Sorry about being kinda off topic.


----------



## Danio (Jul 19, 2002)

I was at that meet (or I think it was that one). I drove the red 240SX. There's gonna be an all car meet on October 12 at... I forget the place. I'm not affiliated with its planning. I'm sure somebody will probably post it on this forum.

But anyway, 240SX/RX-7 BBQ meet on October 6. =) If you're not a 240SX owner and wish to attend, please park on the streets. People from as far as Stockton and other places outside the Bay Area are coming to this meet, so we wanna leave as many spaces available for them as possible.


----------



## PoisonIV (May 20, 2002)

Why exclude other Nissan owners? Shouldn't all Nissan owners be welcome? Just a thought.


----------



## SuperblkStalion (Aug 26, 2002)

WildGirl said:


> *Why exclude other Nissan owners? Shouldn't all Nissan owners be welcome? Just a thought. *


I agree.

jorge


----------



## Danio (Jul 19, 2002)

WildGirl said:


> *Why exclude other Nissan owners? Shouldn't all Nissan owners be welcome? Just a thought. *


It's a NorCal 240SX and RX-7 meet so I want parking to be available for owners of those cars, especially for the ones coming from far away. Owners of other cars, including Nissans of course, are welcomed but please park on the streets. The last NorCal 240SX meet (Aug 11 in Milpitas) had over 30 cars so we can expect the parking lot to be packed.

Hope to see you there. =)


----------



## Danio (Jul 19, 2002)




----------



## Danio (Jul 19, 2002)

October 6 BBQ info


----------



## PoisonIV (May 20, 2002)

a whole 30 cars and the lot was full. just a thought but maybe you should find a bigger lot?


----------



## Danio (Jul 19, 2002)

WildGirl said:


> *a whole 30 cars and the lot was full. just a thought but maybe you should find a bigger lot? *


Really? 

No the lot wasn't full last time. It was a big parking lot.
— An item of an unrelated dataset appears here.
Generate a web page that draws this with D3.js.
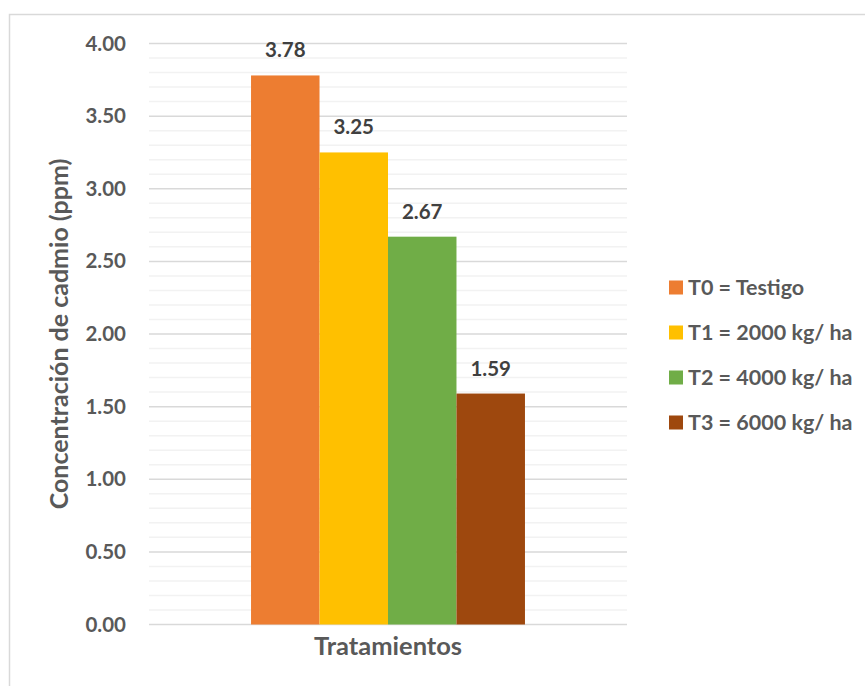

I didn't choose the location for this meet, and yes a bigger lot would've been better. (I think the RX-7 guy who chose the location wasn't aware of how big 240SX meets have been lately.) We'll definitely make sure that the following meet will be held at a big enough parking lot.

This meet might interest you. It's an all car meet in Fremont.


----------



## Danio (Jul 19, 2002)

BBQ today!


----------